In the more extreme version of this view, the island would revert to its Cold War role as an “unsinkable aircraft carrier” to contain China.

Writing earlier this year in The Wall Street Journal, John Bolton, the former U.N. ambassador who is in the frame for a senior job in the Trump White House, suggested that the U.S. should play the “Taiwan card” in response to aggressive Chinese moves in the South China Sea and East China Sea, “even jettisoning the ambiguous ‘one China’ mantra.” If China doesn’t back down, he argued, the U.S. should ramp up its official engagement with Taiwan, “ultimately restoring full diplomatic recognition.”

For China, Taiwan is a “core interest”; nothing is more important. Beijing’s restrained response to the call could reflect its concern not to provoke a temperamental Mr. Trump into going along this path, which would likely precipitate a meltdown in U.S.-China relations and foreclose the possibility of gaining Beijing’s cooperation in other areas, including North Korea and trade.

With his politically incorrect phone call, though, Mr. Trump seems to be threatening a move in precisely that direction. In doing so, he would be reversing a long history of U.S. administrations sacrificing Taiwan’s interests in exchange for strategic and commercial benefits with Beijing.

That trade-off has looked increasingly questionable anyway as Beijing challenges the U.S. for dominance in East Asia, and closes its markets to U.S. tech companies. On the trade side, Mr. Trump has already pledged punitive tariffs on Chinese exports to the U.S.

Yet a sudden shift in Washington’s approach to cross-Straits relations could leave Taiwan even more vulnerable. Beijing has never dropped its threat to grab Taiwan by force. It is now trying to strong-arm Ms. Tsai into stating her support for “one China.”

She refuses, but nevertheless tolerates the muddled status quo in the interests of friendly ties with Beijing.

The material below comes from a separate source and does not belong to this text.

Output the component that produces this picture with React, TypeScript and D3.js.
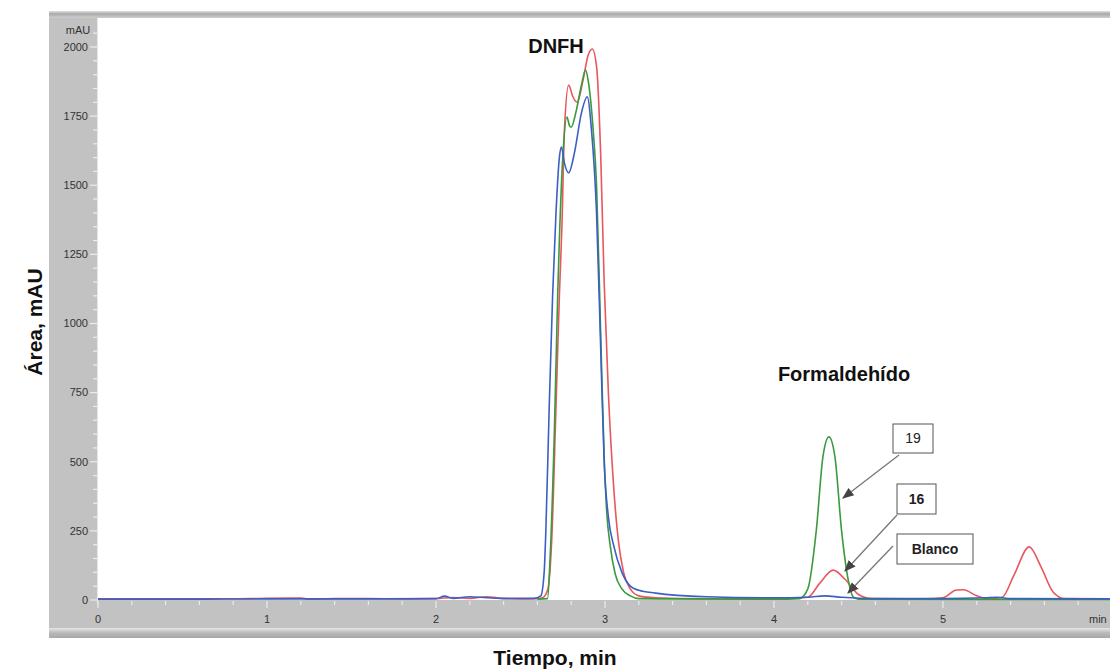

Having barged into the most sensitive area of U.S.-China relations, Mr. Trump must now expect Beijing to test his resolve. How would he respond as president to a provocation, perhaps a military one, aimed at Taiwan? If he backs down, he will have damaged his credibility with both sides, along with friends and allies in the region.

Nonetheless, “one China” is increasingly anachronistic. After nearly seven decades, it is realistic for Taiwan to demand a more secure basis for its existence than a make-believe political arrangement that won’t permit presidential telephone calls, high-level visits or other normal exchanges between friendly countries.

A policy reset is long overdue, both in Beijing, which needs to come up with an approach to Taiwan that accommodates the reality that it is a flourishing democracy—with no desire to come under Beijing’s authoritarian sway—and in Washington.

There’s a world of difference, however, between causing gratuitous offense to Beijing and building on a longstanding friendship with Taiwan. As president, Mr. Trump will have to distinguish with utmost care. Clumsiness could trigger more than a diplomatic rebuke from Beijing. It could mean a choice between peace and conflict.